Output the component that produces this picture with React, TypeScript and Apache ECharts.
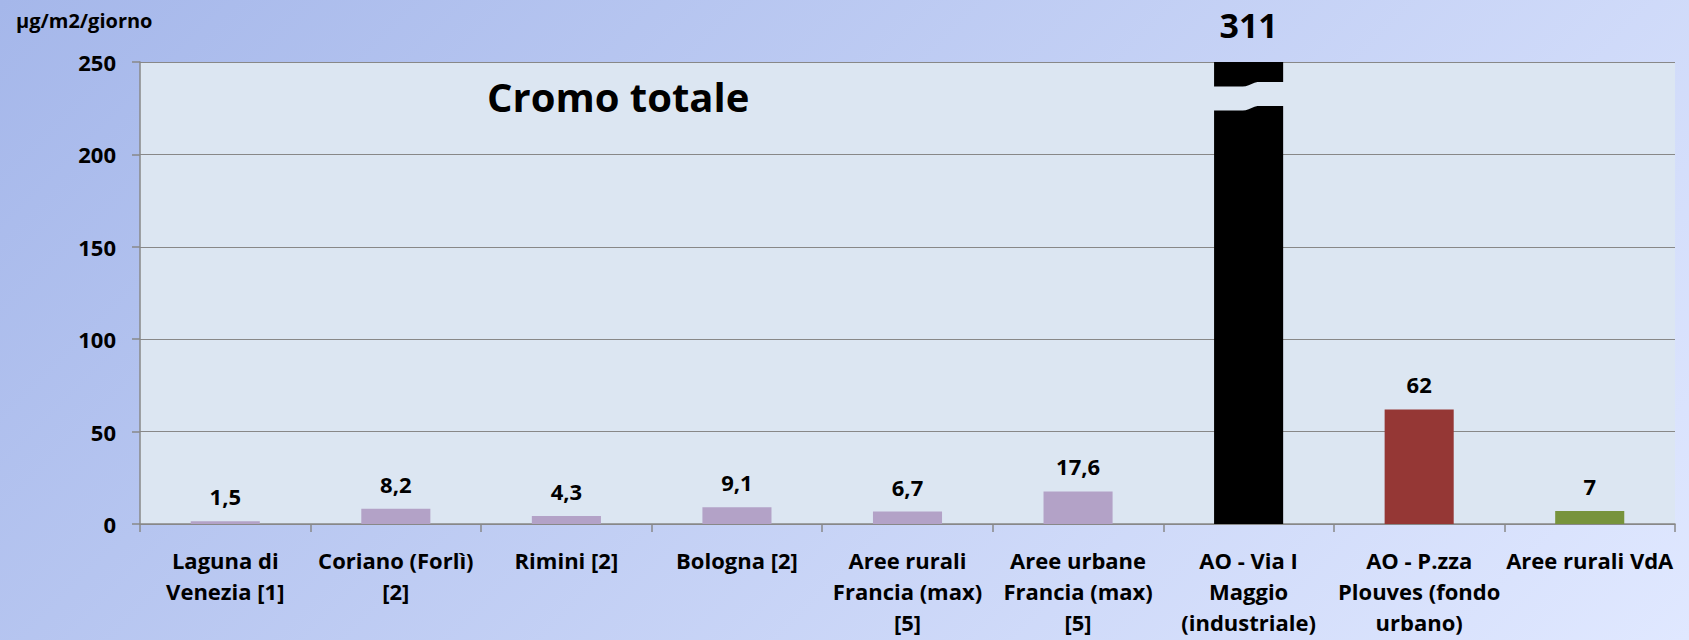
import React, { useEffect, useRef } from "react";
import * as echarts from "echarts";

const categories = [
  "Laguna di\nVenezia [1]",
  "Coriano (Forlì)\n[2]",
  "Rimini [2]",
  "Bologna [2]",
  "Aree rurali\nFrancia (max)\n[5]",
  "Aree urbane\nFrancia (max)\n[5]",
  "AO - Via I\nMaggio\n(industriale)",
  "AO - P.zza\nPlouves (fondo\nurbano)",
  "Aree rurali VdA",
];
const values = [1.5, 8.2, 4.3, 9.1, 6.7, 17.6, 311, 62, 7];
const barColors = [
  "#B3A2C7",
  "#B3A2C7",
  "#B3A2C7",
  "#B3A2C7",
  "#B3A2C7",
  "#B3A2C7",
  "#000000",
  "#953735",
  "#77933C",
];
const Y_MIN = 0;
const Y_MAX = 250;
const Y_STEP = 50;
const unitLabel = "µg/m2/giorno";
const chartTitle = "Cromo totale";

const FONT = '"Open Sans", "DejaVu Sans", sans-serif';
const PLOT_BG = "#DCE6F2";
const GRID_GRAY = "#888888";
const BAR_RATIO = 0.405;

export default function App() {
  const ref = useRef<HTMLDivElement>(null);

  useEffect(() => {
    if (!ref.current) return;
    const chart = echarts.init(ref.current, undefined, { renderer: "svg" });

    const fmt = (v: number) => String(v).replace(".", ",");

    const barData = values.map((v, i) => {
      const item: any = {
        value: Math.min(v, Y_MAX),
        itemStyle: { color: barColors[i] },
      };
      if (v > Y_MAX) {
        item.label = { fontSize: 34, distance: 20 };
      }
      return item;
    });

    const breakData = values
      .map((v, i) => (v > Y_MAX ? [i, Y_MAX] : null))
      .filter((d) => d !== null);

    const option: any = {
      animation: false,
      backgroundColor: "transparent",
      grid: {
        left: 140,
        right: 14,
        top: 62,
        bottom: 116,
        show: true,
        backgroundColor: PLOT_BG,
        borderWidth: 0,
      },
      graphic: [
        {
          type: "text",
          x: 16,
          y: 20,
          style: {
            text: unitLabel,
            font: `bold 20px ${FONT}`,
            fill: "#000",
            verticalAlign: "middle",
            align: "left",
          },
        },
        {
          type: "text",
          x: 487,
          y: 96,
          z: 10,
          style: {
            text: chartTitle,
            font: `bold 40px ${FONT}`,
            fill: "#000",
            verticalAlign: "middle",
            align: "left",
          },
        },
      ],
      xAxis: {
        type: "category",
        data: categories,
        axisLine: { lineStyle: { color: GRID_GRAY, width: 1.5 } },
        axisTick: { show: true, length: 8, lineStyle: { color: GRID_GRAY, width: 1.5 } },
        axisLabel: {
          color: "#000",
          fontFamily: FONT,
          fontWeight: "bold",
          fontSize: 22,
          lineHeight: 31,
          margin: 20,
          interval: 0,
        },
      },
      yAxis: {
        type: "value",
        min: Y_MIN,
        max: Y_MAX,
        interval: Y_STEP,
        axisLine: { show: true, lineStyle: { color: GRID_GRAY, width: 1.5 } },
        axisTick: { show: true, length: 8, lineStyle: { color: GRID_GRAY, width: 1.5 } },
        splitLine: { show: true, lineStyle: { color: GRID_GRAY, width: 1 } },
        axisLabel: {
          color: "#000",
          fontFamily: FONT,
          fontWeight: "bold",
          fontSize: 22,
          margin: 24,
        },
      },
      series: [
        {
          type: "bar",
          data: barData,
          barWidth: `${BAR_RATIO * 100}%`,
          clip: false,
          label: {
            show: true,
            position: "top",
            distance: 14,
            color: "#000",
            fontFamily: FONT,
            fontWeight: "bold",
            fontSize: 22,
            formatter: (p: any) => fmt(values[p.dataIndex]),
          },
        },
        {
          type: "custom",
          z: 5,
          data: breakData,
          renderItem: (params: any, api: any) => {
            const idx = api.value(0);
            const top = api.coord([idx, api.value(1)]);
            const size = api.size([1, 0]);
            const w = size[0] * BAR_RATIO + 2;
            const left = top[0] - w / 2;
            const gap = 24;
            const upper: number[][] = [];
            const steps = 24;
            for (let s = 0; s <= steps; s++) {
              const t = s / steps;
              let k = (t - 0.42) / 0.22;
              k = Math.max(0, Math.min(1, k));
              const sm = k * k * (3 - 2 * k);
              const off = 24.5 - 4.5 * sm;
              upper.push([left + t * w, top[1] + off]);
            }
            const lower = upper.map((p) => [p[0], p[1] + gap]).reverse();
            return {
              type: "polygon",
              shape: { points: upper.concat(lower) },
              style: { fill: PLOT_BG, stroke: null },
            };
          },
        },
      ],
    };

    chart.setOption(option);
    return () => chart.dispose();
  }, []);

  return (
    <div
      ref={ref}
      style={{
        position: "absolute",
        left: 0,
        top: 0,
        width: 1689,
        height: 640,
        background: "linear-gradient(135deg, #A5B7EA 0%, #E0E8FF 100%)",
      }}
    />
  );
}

__Task to complete__
Write out each line of the data exactly; the images should be left out.

__Answer to the problem__
Output the component that produces this picture with React, TypeScript and Apache ECharts.
import React, { useEffect, useRef } from "react";
import * as echarts from "echarts";

const categories = [
  "Laguna di\nVenezia [1]",
  "Coriano (Forlì)\n[2]",
  "Rimini [2]",
  "Bologna [2]",
  "Aree rurali\nFrancia (max)\n[5]",
  "Aree urbane\nFrancia (max)\n[5]",
  "AO - Via I\nMaggio\n(industriale)",
  "AO - P.zza\nPlouves (fondo\nurbano)",
  "Aree rurali VdA",
];
const values = [1.5, 8.2, 4.3, 9.1, 6.7, 17.6, 311, 62, 7];
const barColors = [
  "#B3A2C7",
  "#B3A2C7",
  "#B3A2C7",
  "#B3A2C7",
  "#B3A2C7",
  "#B3A2C7",
  "#000000",
  "#953735",
  "#77933C",
];
const Y_MIN = 0;
const Y_MAX = 250;
const Y_STEP = 50;
const unitLabel = "µg/m2/giorno";
const chartTitle = "Cromo totale";

const FONT = '"Open Sans", "DejaVu Sans", sans-serif';
const PLOT_BG = "#DCE6F2";
const GRID_GRAY = "#888888";
const BAR_RATIO = 0.405;

export default function App() {
  const ref = useRef<HTMLDivElement>(null);

  useEffect(() => {
    if (!ref.current) return;
    const chart = echarts.init(ref.current, undefined, { renderer: "svg" });

    const fmt = (v: number) => String(v).replace(".", ",");

    const barData = values.map((v, i) => {
      const item: any = {
        value: Math.min(v, Y_MAX),
        itemStyle: { color: barColors[i] },
      };
      if (v > Y_MAX) {
        item.label = { fontSize: 34, distance: 20 };
      }
      return item;
    });

    const breakData = values
      .map((v, i) => (v > Y_MAX ? [i, Y_MAX] : null))
      .filter((d) => d !== null);

    const option: any = {
      animation: false,
      backgroundColor: "transparent",
      grid: {
        left: 140,
        right: 14,
        top: 62,
        bottom: 116,
        show: true,
        backgroundColor: PLOT_BG,
        borderWidth: 0,
      },
      graphic: [
        {
          type: "text",
          x: 16,
          y: 20,
          style: {
            text: unitLabel,
            font: `bold 20px ${FONT}`,
            fill: "#000",
            verticalAlign: "middle",
            align: "left",
          },
        },
        {
          type: "text",
          x: 487,
          y: 96,
          z: 10,
          style: {
            text: chartTitle,
            font: `bold 40px ${FONT}`,
            fill: "#000",
            verticalAlign: "middle",
            align: "left",
          },
        },
      ],
      xAxis: {
        type: "category",
        data: categories,
        axisLine: { lineStyle: { color: GRID_GRAY, width: 1.5 } },
        axisTick: { show: true, length: 8, lineStyle: { color: GRID_GRAY, width: 1.5 } },
        axisLabel: {
          color: "#000",
          fontFamily: FONT,
          fontWeight: "bold",
          fontSize: 22,
          lineHeight: 31,
          margin: 20,
          interval: 0,
        },
      },
      yAxis: {
        type: "value",
        min: Y_MIN,
        max: Y_MAX,
        interval: Y_STEP,
        axisLine: { show: true, lineStyle: { color: GRID_GRAY, width: 1.5 } },
        axisTick: { show: true, length: 8, lineStyle: { color: GRID_GRAY, width: 1.5 } },
        splitLine: { show: true, lineStyle: { color: GRID_GRAY, width: 1 } },
        axisLabel: {
          color: "#000",
          fontFamily: FONT,
          fontWeight: "bold",
          fontSize: 22,
          margin: 24,
        },
      },
      series: [
        {
          type: "bar",
          data: barData,
          barWidth: `${BAR_RATIO * 100}%`,
          clip: false,
          label: {
            show: true,
            position: "top",
            distance: 14,
            color: "#000",
            fontFamily: FONT,
            fontWeight: "bold",
            fontSize: 22,
            formatter: (p: any) => fmt(values[p.dataIndex]),
          },
        },
        {
          type: "custom",
          z: 5,
          data: breakData,
          renderItem: (params: any, api: any) => {
            const idx = api.value(0);
            const top = api.coord([idx, api.value(1)]);
            const size = api.size([1, 0]);
            const w = size[0] * BAR_RATIO + 2;
            const left = top[0] - w / 2;
            const gap = 24;
            const upper: number[][] = [];
            const steps = 24;
            for (let s = 0; s <= steps; s++) {
              const t = s / steps;
              let k = (t - 0.42) / 0.22;
              k = Math.max(0, Math.min(1, k));
              const sm = k * k * (3 - 2 * k);
              const off = 24.5 - 4.5 * sm;
              upper.push([left + t * w, top[1] + off]);
            }
            const lower = upper.map((p) => [p[0], p[1] + gap]).reverse();
            return {
              type: "polygon",
              shape: { points: upper.concat(lower) },
              style: { fill: PLOT_BG, stroke: null },
            };
          },
        },
      ],
    };

    chart.setOption(option);
    return () => chart.dispose();
  }, []);

  return (
    <div
      ref={ref}
      style={{
        position: "absolute",
        left: 0,
        top: 0,
        width: 1689,
        height: 640,
        background: "linear-gradient(135deg, #A5B7EA 0%, #E0E8FF 100%)",
      }}
    />
  );
}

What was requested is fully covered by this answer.